◆ SET EXERCISE: In the entries below, repeat only the lines between those holding "Recreate this image" and "import numpy as np", inclusive. Leave pictures out.

(Data records)
'''
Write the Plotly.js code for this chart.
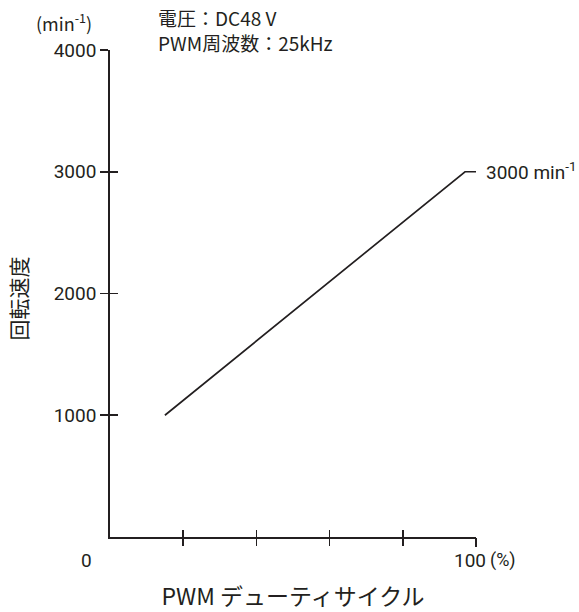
<!DOCTYPE html>
<html>
<head>
<meta charset="utf-8">
<script src="https://cdn.plot.ly/plotly-3.0.1.min.js"></script>
<style>html,body{margin:0;padding:0;background:#fff;}#chart{width:579px;height:612px;}</style>
</head>
<body>
<div id="chart"></div>
<script>
// data
const duty = [15, 97, 100];            // PWM duty cycle (%)
const speed = [1000, 3000, 3000];      // rotation speed (min^-1)
const xTickVals = [20, 40, 60, 80, 100];
const xLabelVals = [100];
const xLabelText = ['100'];
const yTickVals = [1000, 2000, 3000, 4000];
const yTickText = ['1000', '2000', '3000', '4000'];

const INK = '#231f20';
const NUM = 'Roboto, sans-serif';
const JP = 'Noto Sans CJK JP, sans-serif';

const traces = [
  {x: duty, y: speed, type: 'scatter', mode: 'lines',
   line: {color: INK, width: 1.7}, hoverinfo: 'skip', showlegend: false},
  {x: duty, y: speed, type: 'scatter', mode: 'lines', xaxis: 'x2', yaxis: 'y2',
   line: {color: 'rgba(0,0,0,0)', width: 0}, hoverinfo: 'skip', showlegend: false},
  {x: duty, y: speed, type: 'scatter', mode: 'lines', xaxis: 'x3', yaxis: 'y',
   line: {color: 'rgba(0,0,0,0)', width: 0}, hoverinfo: 'skip', showlegend: false}
];

const axCommon = {showgrid: false, zeroline: false, fixedrange: true};

const layout = {
  width: 579, height: 612,
  margin: {l: 110, r: 103, t: 50, b: 75},
  paper_bgcolor: '#fff', plot_bgcolor: '#fff',
  showlegend: false,
  xaxis: Object.assign({}, axCommon, {
    range: [0, 100], showline: true, linecolor: INK, linewidth: 1.8,
    tickmode: 'array', tickvals: xLabelVals, ticktext: xLabelText,
    ticks: 'outside', ticklen: 8, tickwidth: 1.6, tickcolor: INK,
    ticklabelshift: -6, ticklabelstandoff: -3,
    tickfont: {family: NUM, size: 19, color: INK},
    title: {text: 'PWM デューティサイクル', font: {family: JP, size: 23, color: INK}, standoff: 18}
  }),
  xaxis3: Object.assign({}, axCommon, {
    overlaying: 'x', anchor: 'y', side: 'bottom', range: [0, 100],
    tickmode: 'array', tickvals: xTickVals, showticklabels: false,
    ticks: 'outside', ticklen: 8, tickwidth: 1.6, tickcolor: INK, showline: false
  }),
  yaxis: Object.assign({}, axCommon, {
    range: [0, 4000], showline: true, linecolor: INK, linewidth: 1.8,
    tickmode: 'array', tickvals: yTickVals, ticktext: yTickText,
    ticks: 'outside', ticklen: 8, tickwidth: 1.6, tickcolor: INK,
    tickfont: {family: NUM, size: 19, color: INK}
  }),
  xaxis2: Object.assign({}, axCommon, {
    overlaying: 'x', anchor: 'y2', side: 'bottom', range: [0, 100],
    tickmode: 'array', tickvals: xTickVals, showticklabels: false,
    ticks: 'inside', ticklen: 7, tickwidth: 1.6, tickcolor: INK, showline: false
  }),
  yaxis2: Object.assign({}, axCommon, {
    overlaying: 'y', anchor: 'x2', side: 'left', range: [0, 4000],
    tickmode: 'array', tickvals: yTickVals, showticklabels: false,
    ticks: 'inside', ticklen: 8, tickwidth: 1.6, tickcolor: INK, showline: false
  }),
  annotations: [
    {text: '回転速度', xref: 'paper', yref: 'paper', x: -0.251, y: 0.49, textangle: -90,
     showarrow: false, font: {family: JP, size: 21, color: INK}, xanchor: 'center', yanchor: 'middle'},
    {text: '(min<sup>-1</sup>)', xref: 'paper', yref: 'paper', x: -0.126, y: 1.0, yshift: 28,
     showarrow: false, font: {family: JP, size: 18, color: INK}, xanchor: 'center', yanchor: 'middle'},
    {text: '電圧：DC48 V<br>PWM周波数：25kHz', xref: 'paper', yref: 'paper', x: 0.126, y: 1.0, yshift: 20,
     showarrow: false, align: 'left', font: {family: JP, size: 19, color: INK}, xanchor: 'left', yanchor: 'middle'},
    {text: '0', xref: 'x', yref: 'y', x: 0, y: 0, xshift: -24, yshift: -23,
     showarrow: false, font: {family: NUM, size: 19, color: INK}, xanchor: 'center', yanchor: 'middle'},
    {text: '(%)', xref: 'x', yref: 'y', x: 100, y: 0, xshift: 12, yshift: -23,
     showarrow: false, font: {family: NUM, size: 18, color: INK}, xanchor: 'left', yanchor: 'middle'},
    {text: '3000 min<sup>-1</sup>', xref: 'x', yref: 'y', x: duty[2], y: speed[2], xshift: 8,
     showarrow: false, font: {family: NUM, size: 19, color: INK}, xanchor: 'left', yanchor: 'middle'}
  ]
};

Plotly.newPlot('chart', traces, layout, {staticPlot: true, displayModeBar: false});
</script>
</body>
</html>
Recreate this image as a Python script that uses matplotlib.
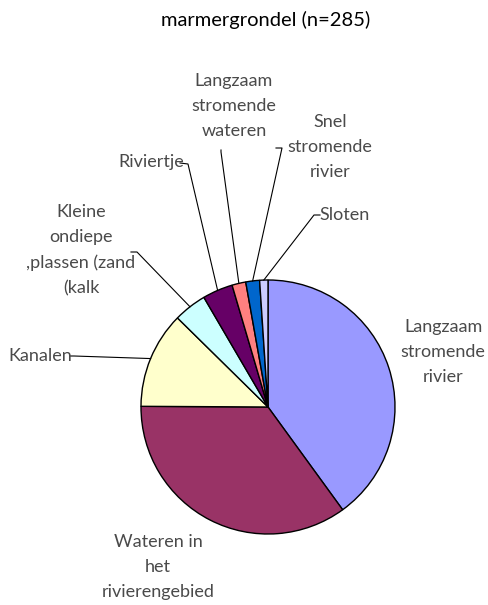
import matplotlib.pyplot as plt
import numpy as np

# data (counts, n=285)
labels = ['Langzaam\nstromende\nrivier', 'Wateren in\nhet\nrivierengebied', 'Kanalen',
          'Kleine\nondiepe\n,plassen (zand\n(kalk', 'Riviertje', 'Langzaam\nstromende\nwateren',
          'Snel\nstromende\nrivier', 'Sloten']
counts = [114, 100, 35, 12, 11, 5, 5, 3]
colors = ['#9999FF', '#993366', '#FFFFCC', '#CCFFFF', '#660066', '#FF8080', '#0066CC', '#CCCCFF']

# label layout in pixel coords (x, y from top), text anchor and elbow
label_pos = [(443, 352), (158, 567), (40, 356), (81, 250), (151, 162), (234, 106), (330, 147), (345, 215)]
anchor = [None, None, (70, 356), (131, 252), (180, 163), (221, 150), (276, 148), (320, 215)]
elbow = [None, None, (74, 356), (137, 252), (188, 164), (221, 152), (282, 148), (314, 215)]

W, H = 488, 605
cx, cy, r = 268, 407, 127

fig = plt.figure(figsize=(W / 100, H / 100), dpi=100)
ax = fig.add_axes([0, 0, 1, 1])

wedges, _ = ax.pie(counts, colors=colors, startangle=90, counterclock=False,
                   center=(cx, H - cy), radius=r,
                   wedgeprops=dict(edgecolor='black', linewidth=1.0))
ax.set_xlim(0, W)
ax.set_ylim(0, H)
ax.set_aspect('equal')
ax.axis('off')

font = dict(family=['Lato', 'DejaVu Sans'], color='#4a4a4a', fontsize=13)

for i, w in enumerate(wedges):
    tx, ty = label_pos[i]
    ax.text(tx, H - ty, labels[i], ha='center', va='center', linespacing=1.7, **font)
    if anchor[i] is None:
        continue
    mid = np.deg2rad((w.theta1 + w.theta2) / 2)
    ex, ey = cx + r * np.cos(mid), (H - cy) + r * np.sin(mid)
    ax_, ay_ = anchor[i]
    bx, by = elbow[i]
    ax.plot([ax_, bx, ex], [H - ay_, H - by, ey], color='black', linewidth=0.8)

ax.text(266, H - 20, 'marmergrondel (n=285)', ha='center', va='center',
        family=['Lato', 'DejaVu Sans'], fontsize=14.5, color='black')

fig.savefig('out.png', dpi=100)
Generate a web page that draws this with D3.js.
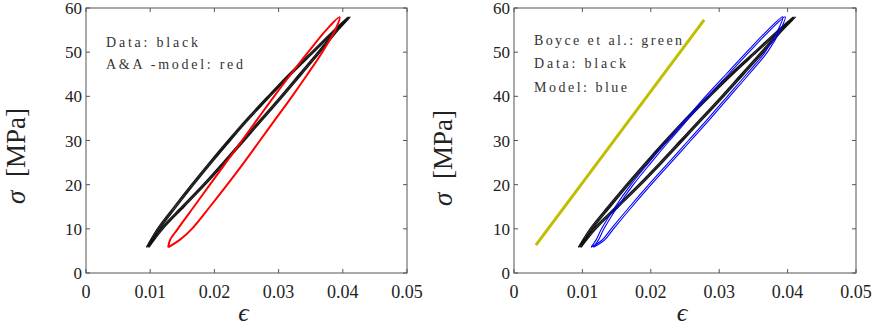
'''
◆ RESPONSE BELOW:
Recreate this image as a Python script that uses matplotlib.
import matplotlib.pyplot as plt
import numpy as np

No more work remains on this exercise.